Tor Bella Monaca,  in Rome´s periphery.
Tor Bella Monaca, in Rome´s periphery.Antonello Nusca

The Albanians did it both ways. The Italian Antimafia Prosecutor’s Office studied their strategy carefully. One of its magistrates believes that “it is new for this type of mafia to have so much control over the territory.” “They have more fluid structures, less organized. They are not distributed by positions and roles. It is very different from ‘Ndrangheta, but they are closely related to them. They have the management of some drug channels. They were strong on heroin from Afghanistan and on hashish, both from Albania and Morocco. And, above all, they are knowledgeable about the management of the ports of northern Europe, especially in the Netherlands, in Rotterdam and Amsterdam.”

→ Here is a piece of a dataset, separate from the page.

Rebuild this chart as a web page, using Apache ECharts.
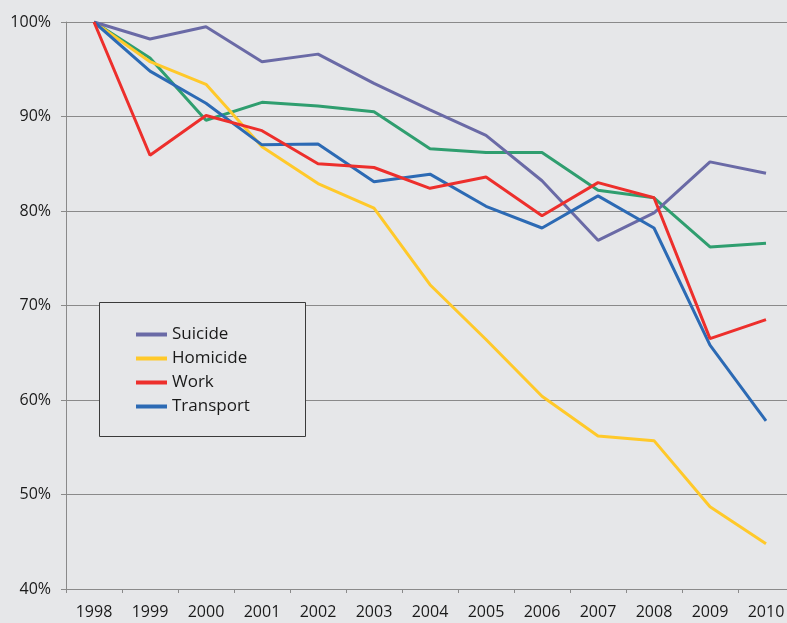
<!DOCTYPE html>
<html>
<head>
<meta charset="utf-8">
<script src="https://cdn.jsdelivr.net/npm/echarts@6/dist/echarts.min.js"></script>
<style>
	html,body{margin:0;padding:0;background:#e6e7e9;}
	#chart{width:787px;height:623px;}
</style>
</head>
<body>
<div id="chart"></div>
<script>
var years=['1998','1999','2000','2001','2002','2003','2004','2005','2006','2007','2008','2009','2010'];
var suicide=[100,98.2,99.5,95.8,96.6,93.5,90.7,88.0,83.2,76.9,79.8,85.2,84.0];
var homicide=[100,95.8,93.4,86.8,82.9,80.3,72.2,66.4,60.4,56.2,55.7,48.7,44.8];
var work=[100,85.9,90.1,88.5,85.0,84.6,82.4,83.6,79.5,83.0,81.4,66.5,68.5];
var transport=[100,94.8,91.4,87.0,87.1,83.1,83.9,80.5,78.2,81.6,78.2,65.8,57.8];
var total=[100,96.2,89.6,91.5,91.1,90.5,86.6,86.2,86.2,82.2,81.4,76.2,76.6];
var yTicks=[40,50,60,70,80,90,100];

var chart=echarts.init(document.getElementById('chart'));

function line(name,data,color){
	return {
		name:name,
		type:'line',
		data:data,
		symbol:'none',
		lineStyle:{color:color,width:3},
		itemStyle:{color:color}
	};
}

var option={
	backgroundColor:'#e6e7e9',
	animation:false,
	// the plot runs past the right edge of the picture, so 2010 gets cut
	grid:{left:66,width:728,top:22,bottom:34,outerBoundsMode:'none',containLabel:false},
	xAxis:{
		type:'category',
		data:years,
		boundaryGap:true,
		axisLine:{lineStyle:{color:'#8a8a8a',width:1}},
		axisTick:{show:true,length:4,lineStyle:{color:'#8a8a8a'}},
		axisLabel:{margin:15,fontSize:16,color:'#1a1a1a',fontFamily:'Open Sans',hideOverlap:false}
	},
	yAxis:{
		type:'value',
		min:yTicks[0],
		max:yTicks[yTicks.length-1],
		interval:10,
		axisLine:{show:true,lineStyle:{color:'#8a8a8a',width:1}},
		axisTick:{show:true,length:5,lineStyle:{color:'#8a8a8a'}},
		axisLabel:{margin:15,fontSize:16,color:'#1a1a1a',fontFamily:'Open Sans',formatter:'{value}%'},
		splitLine:{show:true,lineStyle:{color:'#8a8a8a',width:1}}
	},
	legend:{
		orient:'vertical',
		left:136,
		top:326,
		padding:0,
		icon:'rect',
		itemWidth:31,
		itemHeight:4,
		itemGap:7,
		z:5,
		textStyle:{fontSize:17,lineHeight:16,color:'#1a1a1a',fontFamily:'Open Sans'},
		data:['Suicide','Homicide','Work','Transport']
	},
	graphic:[{
		type:'rect',
		z:4,
		shape:{x:99.5,y:302.5,width:206,height:134},
		style:{fill:'#e6e7e9',stroke:'#3a3a3a',lineWidth:1}
	}],
	series:[
		line('Total',total,'#2f9e6f'),
		line('Homicide',homicide,'#ffc92a'),
		line('Suicide',suicide,'#6a6aa6'),
		line('Transport',transport,'#2c6ab4'),
		line('Work',work,'#ed2f2c')
	]
};

chart.setOption(option);
window.addEventListener('resize',function(){
	chart.resize();
});
</script>
</body>
</html>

When Demce, who called himself Don Pablo–after Pablo Escobar–got out of prison, he wanted to recover what he considered his. But someone else had taken over his territory. “Those areas were now managed by Ermal Aarpaj. And that’s where a fratricidal war began,” explain sources from the Carabinieri’s Rome Provincial Command Operational Nucleus. Demce tried to assassinate his rival. “There is only one church here. And in this city, even the cobblestones are ours,” he was heard to say in an intercepted conversation. Arapaj first fled to Spain and then returned to Rome to kill Demce. Chaos broke out. All the codes learned by Cosa Nostra during the attacks of the 1990s were broken. The conflict attracted the police and the judges, who began to surround them. Cornered by the investigations, Demce decided that he needed to confront the state.

The Albanian capo’s plan consisted of assassinating policemen and two judges, the brothers Francesco and Giuseppe Cascini, who both happened to be investigating the organization, as a Carabinieri source recalls. “It was crazy. There has never been an attack on a judge in the Italian capital. And I don’t know if they would have made it to the end, but they certainly had the weapons: grenades, bazookas, rifles. They said they were going to use them for that in a certain place.”

Demce planned to commit the attack in the heart of Rome — Piazzale Clodio, headquarters of the criminal courts. But he made the mistake of carrying out his telephone conversations through an encryption application called SkyEcc, whose server Europol had intercepted months before. “They found 170,000 free-talking contacts out there.” The information was detailed: operations, quantities, photos of hostages about to be executed. In March 2021 the arrests began. “That server was like opening a Pandora’s box, especially in Italy. Most of a certain kind of criminal used this system to communicate. We have whole months of genuine, detailed conversations. It is very high-profile evidence. We are still working on it,” the Carabinieri state.

The operation concluded last January with 27 arrests and the dismantling of the group’s first layer. They have been charged with crimes of international drug trafficking and organized crime. “Now they are weakened. It was a tough blow. But they are still there. Their liquid, less vertical structure allows them to recover more quickly,” sources from the investigation say.

It used to be said that one life is not enough to get to know Rome. Elvis Demce tried to conquer an eternal city in just 10 months, and he ended up in jail. His successors may now try to move more slowly.